Exercise goal: Below are some records. How many of their lines contain the string "this"? Give the number only.

Recorded data:
☆ ☆ ☆
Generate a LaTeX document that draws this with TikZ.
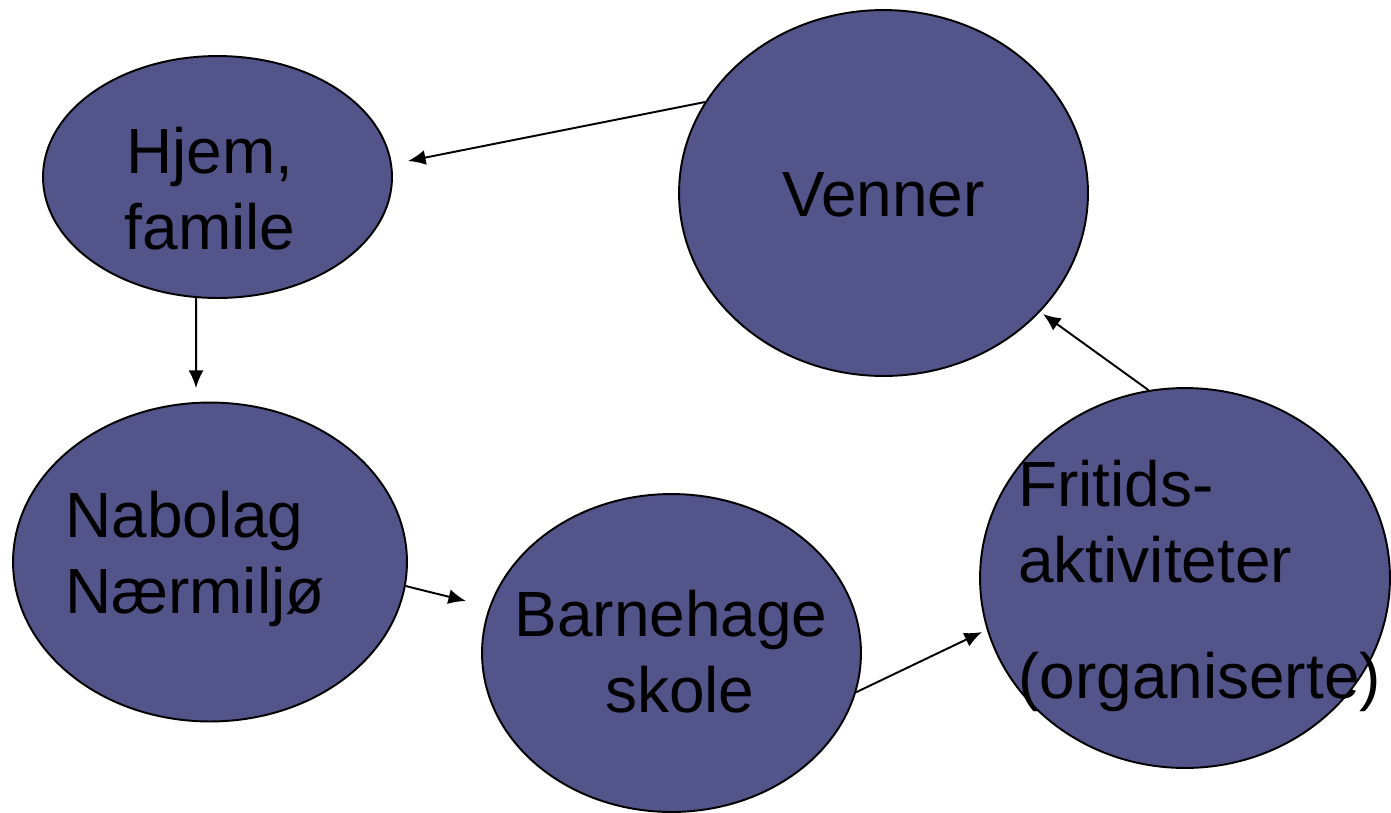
☆ ☆ ☆
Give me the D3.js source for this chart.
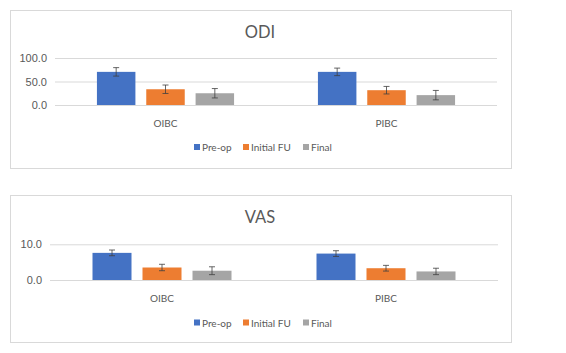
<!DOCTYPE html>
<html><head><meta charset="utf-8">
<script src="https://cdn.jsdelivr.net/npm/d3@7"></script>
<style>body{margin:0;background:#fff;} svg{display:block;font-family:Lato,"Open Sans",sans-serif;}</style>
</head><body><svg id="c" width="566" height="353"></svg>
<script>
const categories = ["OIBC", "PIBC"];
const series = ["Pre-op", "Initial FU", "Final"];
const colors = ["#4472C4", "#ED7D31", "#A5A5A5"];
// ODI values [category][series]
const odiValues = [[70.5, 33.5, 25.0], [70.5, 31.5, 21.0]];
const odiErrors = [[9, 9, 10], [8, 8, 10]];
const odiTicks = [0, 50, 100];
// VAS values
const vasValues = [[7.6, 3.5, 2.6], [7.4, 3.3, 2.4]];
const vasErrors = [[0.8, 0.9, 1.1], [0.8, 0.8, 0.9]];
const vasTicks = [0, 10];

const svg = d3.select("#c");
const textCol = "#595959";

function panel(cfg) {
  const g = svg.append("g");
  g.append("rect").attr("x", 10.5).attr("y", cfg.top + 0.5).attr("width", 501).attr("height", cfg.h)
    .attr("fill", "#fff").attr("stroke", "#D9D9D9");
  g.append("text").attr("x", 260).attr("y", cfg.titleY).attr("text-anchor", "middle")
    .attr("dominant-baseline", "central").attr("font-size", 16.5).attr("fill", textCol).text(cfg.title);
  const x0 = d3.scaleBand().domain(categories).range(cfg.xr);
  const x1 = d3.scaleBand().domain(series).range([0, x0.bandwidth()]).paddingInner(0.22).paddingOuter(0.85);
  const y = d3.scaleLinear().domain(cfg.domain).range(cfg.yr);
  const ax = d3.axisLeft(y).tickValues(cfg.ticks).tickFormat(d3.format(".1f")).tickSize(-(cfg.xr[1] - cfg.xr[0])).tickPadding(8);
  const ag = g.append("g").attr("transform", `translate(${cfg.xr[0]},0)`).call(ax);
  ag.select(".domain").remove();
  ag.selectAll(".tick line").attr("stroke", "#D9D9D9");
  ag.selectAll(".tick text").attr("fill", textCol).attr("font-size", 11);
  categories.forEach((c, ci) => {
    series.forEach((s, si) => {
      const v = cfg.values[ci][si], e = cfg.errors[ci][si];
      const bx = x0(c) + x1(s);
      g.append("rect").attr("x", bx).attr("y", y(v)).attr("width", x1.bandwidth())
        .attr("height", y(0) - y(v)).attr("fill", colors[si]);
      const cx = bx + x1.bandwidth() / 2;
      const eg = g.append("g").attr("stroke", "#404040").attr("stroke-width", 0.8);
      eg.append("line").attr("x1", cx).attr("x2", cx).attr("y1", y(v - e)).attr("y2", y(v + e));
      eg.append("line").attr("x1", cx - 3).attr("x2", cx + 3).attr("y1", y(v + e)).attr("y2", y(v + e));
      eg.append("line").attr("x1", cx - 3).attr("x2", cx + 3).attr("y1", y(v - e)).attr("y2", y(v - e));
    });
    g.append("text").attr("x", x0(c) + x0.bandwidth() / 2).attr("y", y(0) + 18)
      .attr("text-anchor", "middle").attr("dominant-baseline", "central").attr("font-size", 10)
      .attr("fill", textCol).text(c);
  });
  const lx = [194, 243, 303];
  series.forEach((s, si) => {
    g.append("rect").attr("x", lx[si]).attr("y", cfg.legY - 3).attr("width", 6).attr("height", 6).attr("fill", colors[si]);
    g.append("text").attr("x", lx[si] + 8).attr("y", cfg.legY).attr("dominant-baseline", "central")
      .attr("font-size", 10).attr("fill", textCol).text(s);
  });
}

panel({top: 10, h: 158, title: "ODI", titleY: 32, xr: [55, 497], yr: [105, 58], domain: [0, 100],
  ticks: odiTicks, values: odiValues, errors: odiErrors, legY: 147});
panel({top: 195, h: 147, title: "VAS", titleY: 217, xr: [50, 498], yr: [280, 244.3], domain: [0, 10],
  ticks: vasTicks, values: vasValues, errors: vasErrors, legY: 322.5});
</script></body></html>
☆ ☆ ☆
Exercise answer: 2